Iraqis say security forces use torture to extract confessions

BAGHDAD — As she tells it, security forces put her in solitary confinement for days on end, whipped her with electric cables and accused her of having sex with a stranger. Humiliated and fearful for her life, the 46-year-old Iraqi housewife went before a TV camera and “confessed” to helping insurgents.
It didn’t matter that her confession was a lie, Khalida Zakiya said.

“If you don’t say what we tell you,” she claims one interrogator told her, “I will rip your clothes off and leave you naked in front of everyone.” Another threatened to sodomize her with a bottle, she said in a phone interview Tuesday from her home in Mosul.

Zakiya appeared on a much-touted Iraqi TV programme that airs confessions of alleged insurgents. The show has won the praise of security officials who credit it with boosting Iraqis’ confidence in security forces, hurting the insurgency.

But the programme has come under criticism from Iraqi lawyers, former detainees and families of suspects who accuse security officials of abusing suspects to extract the confessions, a practice reminiscent of Saddam Hussein’s era.

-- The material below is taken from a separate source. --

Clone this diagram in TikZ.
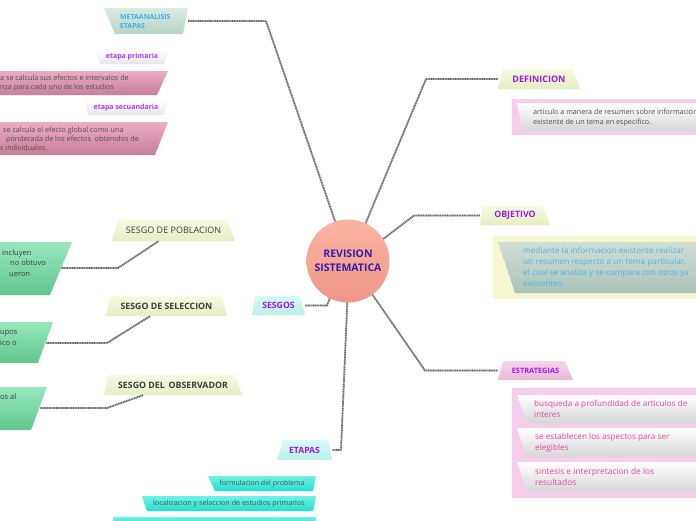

Iraq’s acting human rights minister, Nermine Othman, said she was aware of the allegations and has written to the interior and justice ministries about them.

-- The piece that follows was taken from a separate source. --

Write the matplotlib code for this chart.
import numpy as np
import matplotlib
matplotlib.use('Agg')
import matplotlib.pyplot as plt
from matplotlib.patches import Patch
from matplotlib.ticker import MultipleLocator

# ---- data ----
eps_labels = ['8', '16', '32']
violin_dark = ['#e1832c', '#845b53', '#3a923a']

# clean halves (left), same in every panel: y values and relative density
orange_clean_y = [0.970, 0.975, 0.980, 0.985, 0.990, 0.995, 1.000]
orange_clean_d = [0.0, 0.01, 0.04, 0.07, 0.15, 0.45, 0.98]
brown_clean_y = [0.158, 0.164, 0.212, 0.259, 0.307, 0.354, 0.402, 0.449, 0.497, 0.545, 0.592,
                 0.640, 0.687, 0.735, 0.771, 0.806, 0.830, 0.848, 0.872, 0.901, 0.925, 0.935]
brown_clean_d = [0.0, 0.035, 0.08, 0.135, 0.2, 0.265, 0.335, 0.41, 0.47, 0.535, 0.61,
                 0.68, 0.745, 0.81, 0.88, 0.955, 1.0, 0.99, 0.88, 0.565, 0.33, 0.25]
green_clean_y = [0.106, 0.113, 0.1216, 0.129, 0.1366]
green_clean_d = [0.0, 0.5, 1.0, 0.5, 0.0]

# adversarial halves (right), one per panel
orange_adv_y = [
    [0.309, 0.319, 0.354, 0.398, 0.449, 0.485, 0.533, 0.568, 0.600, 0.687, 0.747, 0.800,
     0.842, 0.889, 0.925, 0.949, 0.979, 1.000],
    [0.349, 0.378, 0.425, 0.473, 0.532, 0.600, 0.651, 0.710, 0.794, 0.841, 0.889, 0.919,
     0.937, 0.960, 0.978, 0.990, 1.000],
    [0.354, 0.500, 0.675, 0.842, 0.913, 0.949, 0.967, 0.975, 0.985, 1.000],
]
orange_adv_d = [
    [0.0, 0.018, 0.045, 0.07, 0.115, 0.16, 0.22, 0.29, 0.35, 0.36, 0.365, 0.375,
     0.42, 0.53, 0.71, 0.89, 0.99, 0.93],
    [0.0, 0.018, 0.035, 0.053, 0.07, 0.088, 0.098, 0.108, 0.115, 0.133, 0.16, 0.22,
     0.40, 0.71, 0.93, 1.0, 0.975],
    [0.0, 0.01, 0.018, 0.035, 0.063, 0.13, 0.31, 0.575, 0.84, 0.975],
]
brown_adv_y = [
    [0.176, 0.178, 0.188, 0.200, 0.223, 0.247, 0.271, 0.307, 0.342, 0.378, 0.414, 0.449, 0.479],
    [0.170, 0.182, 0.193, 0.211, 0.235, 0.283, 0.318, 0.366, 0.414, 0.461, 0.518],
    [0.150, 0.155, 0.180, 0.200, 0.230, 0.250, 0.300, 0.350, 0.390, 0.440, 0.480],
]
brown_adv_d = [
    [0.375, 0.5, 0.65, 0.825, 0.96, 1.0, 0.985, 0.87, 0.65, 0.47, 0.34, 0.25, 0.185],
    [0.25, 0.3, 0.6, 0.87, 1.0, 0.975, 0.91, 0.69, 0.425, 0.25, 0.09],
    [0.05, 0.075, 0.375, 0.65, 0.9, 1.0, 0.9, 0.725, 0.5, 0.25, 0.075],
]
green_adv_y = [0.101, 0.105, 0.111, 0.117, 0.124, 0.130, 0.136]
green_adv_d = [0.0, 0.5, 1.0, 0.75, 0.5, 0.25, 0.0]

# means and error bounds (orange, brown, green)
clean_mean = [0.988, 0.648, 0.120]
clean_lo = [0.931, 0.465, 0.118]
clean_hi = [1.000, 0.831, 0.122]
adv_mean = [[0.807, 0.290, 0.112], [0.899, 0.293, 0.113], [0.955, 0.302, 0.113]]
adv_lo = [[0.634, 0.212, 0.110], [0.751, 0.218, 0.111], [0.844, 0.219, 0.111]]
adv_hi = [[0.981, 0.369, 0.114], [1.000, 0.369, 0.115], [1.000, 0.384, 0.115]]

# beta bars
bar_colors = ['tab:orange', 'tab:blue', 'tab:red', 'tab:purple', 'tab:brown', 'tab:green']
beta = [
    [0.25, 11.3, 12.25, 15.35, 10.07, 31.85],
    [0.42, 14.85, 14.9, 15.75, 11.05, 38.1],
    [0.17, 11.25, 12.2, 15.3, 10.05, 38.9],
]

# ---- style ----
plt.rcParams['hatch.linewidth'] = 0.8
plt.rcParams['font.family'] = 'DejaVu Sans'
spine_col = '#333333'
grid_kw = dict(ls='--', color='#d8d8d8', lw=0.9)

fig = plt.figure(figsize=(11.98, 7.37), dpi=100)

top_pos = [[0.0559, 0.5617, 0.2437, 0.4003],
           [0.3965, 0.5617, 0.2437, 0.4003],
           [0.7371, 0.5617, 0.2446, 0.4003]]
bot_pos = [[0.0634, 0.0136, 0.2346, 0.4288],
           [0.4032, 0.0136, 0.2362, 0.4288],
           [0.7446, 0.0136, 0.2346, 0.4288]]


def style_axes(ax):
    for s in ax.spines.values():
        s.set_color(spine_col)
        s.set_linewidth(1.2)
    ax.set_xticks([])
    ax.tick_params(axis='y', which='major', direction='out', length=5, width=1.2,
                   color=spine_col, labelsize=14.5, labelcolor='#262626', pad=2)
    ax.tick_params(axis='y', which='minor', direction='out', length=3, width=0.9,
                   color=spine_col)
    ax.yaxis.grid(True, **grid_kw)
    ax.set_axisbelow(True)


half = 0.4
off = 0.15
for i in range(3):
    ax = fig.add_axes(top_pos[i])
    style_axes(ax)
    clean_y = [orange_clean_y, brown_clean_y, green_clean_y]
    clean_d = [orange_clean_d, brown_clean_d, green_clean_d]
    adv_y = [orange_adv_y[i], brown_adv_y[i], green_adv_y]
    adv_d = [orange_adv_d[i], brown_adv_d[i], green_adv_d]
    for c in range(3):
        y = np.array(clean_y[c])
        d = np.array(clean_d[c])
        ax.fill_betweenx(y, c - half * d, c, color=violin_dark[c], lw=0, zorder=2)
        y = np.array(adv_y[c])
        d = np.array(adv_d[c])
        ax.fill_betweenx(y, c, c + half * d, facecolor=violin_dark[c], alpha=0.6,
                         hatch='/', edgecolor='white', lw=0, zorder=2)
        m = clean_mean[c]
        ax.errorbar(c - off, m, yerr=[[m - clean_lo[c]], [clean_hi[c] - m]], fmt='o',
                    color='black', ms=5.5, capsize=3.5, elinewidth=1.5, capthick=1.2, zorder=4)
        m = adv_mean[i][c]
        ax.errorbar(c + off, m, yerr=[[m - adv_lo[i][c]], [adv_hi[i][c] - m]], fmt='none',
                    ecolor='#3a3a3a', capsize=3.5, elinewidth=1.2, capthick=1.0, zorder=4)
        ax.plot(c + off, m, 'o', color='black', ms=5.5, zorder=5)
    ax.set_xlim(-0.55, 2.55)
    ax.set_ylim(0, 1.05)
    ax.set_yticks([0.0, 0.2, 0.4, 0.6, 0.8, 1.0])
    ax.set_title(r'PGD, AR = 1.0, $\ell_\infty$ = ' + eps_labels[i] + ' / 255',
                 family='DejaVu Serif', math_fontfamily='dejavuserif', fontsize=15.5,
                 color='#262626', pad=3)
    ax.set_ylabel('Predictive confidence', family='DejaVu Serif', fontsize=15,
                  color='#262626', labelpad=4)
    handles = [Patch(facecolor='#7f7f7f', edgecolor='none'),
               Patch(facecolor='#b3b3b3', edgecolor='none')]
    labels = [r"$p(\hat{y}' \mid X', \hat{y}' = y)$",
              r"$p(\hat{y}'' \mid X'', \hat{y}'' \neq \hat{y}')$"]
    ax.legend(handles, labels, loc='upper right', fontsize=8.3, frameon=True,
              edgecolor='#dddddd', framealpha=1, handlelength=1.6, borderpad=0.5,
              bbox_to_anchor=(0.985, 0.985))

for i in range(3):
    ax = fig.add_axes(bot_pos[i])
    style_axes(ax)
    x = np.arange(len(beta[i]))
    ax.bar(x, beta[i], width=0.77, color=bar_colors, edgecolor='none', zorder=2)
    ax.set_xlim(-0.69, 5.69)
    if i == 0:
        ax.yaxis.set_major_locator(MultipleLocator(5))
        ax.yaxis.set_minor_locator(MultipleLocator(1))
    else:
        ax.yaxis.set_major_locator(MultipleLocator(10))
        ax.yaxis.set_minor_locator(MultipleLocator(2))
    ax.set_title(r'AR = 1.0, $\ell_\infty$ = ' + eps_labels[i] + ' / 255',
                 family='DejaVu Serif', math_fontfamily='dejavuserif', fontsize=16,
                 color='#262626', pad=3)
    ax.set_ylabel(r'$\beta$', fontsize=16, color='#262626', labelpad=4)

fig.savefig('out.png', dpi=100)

Laith Kuba, spokesman for Prime Minister Ibrahim Jaafari, acknowledged there have been “cases of detainees subjected to pressure.” But Kuba said there also were cases “where judges confirmed that these were real and complete confessions.” The programme, which airs nightly, began in February.

Officials say they don’t know exactly how many alleged confessions have been televised, and some episodes have been repeated. But they believe the number is in the hundreds.

The Iraqi lawyers association, however, has criticised the show and suggested the purported confessions are based more on fear than on fact. In a recent report, the association named 27 people it says are alive despite televised statements by people claiming to have killed them.

The report claims that the show’s interrogators “have twisted the truth and limited their work to words extracted under duress,” practices it says are a throwback to the days of Saddam when torture was widely used against opponents of the regime.

Iraqis who watched the show in February might have seen Zakiya, her pale face framed by a black veil, claiming to have given insurgents money and explosives.

She said the elite interior ministry force known as the Wolf Brigade arrested her to try to force her brother to turn himself in. He is now in detention on suspicion of being a high-level insurgent in Mosul, but she claims he is innocent.

After she had spent 11 days in solitary confinement, two men appeared at her cell door, blindfolded her and dragged her away. “Shut up! We will tear you to pieces and throw you in the river if you utter a word,” she claims they said.

She was taken to a room where interrogators confronted her with a man she says she had never met before. The man said he had sex with her and that she gave him money and explosives to attack Americans.

“How can you say such things?” she asked him when the officials weren’t looking. He raised his pants and showed her blood running down his legs, she claimed. “I knew he said this because he was tortured.” She was then blindfolded again, handcuffed and gagged as about six men whipped her with electric cables for 15 minutes, she said.

Two days later she was escorted to a room and handed pieces of paper with a scripted confession, she claimed.

She recalls saying into the TV camera: “When my brother is not around, I give the people working with him money and dynamite.” Freedom came when the brigade left Mosul and transferred her to local authorities who, believing her to be innocent, released her 10 days later, nearly three months after her detention, she said.

Another former detainee, Khalid Ahmed Ibrahim, said he admitted to killing Iraqi security forces because he believed the alternative was to die of torture. Ibrahim’s photo ID appeared on the programme as he was branded a terrorist and a drug dealer, he said.

Ibrahim claimed he was tied to a ceiling fan and whipped on the chest, legs and head. He was released when he proved to his investigators, also from the Wolf Brigade, that he had three relatives who had been members of Iraq’s security forces, two of whom were killed by insurgents.

A spokesman for the Wolf Brigade, Ali Aboul-Hassan, denied the claims of physical abuse, saying they were designed to tarnish the reputation of the security forces, who are frequently targeted by insurgents. He said his force treated Zakiya well and insisted she was guilty.

Aboul-Hassan said investigators do not need to coerce detainees because they usually have enough evidence, such as confiscated CDs showing taped attacks or testimonies of other militants.

Brig. Gen. Wathiq Al Hamdani, deputy to Mosul’s police chief, said the people of Mosul owe much to the Wolf Brigade, which helped restore order in the city, and said individual mistakes shouldn’t be used against the whole force.

“These people [militants] used to rape women, slaughter them and throw them on the street. How should we respond?” Hamdani said. “In many instances, force is required.” Hamdani added, however, that there were “many misunderstandings” in Zakiya’s case.

After Zakiya’s release, Mosul’s police chief visited her at home, apologising to her on local television.

“She’s an honourable and pure woman,” Zakiya remembers him saying.

Zakiya was troubled the most by the sexual allegations against her. “I wish they had executed me and not tarnished my honour. In a way, they have killed me, at least socially, in the eyes of the people.”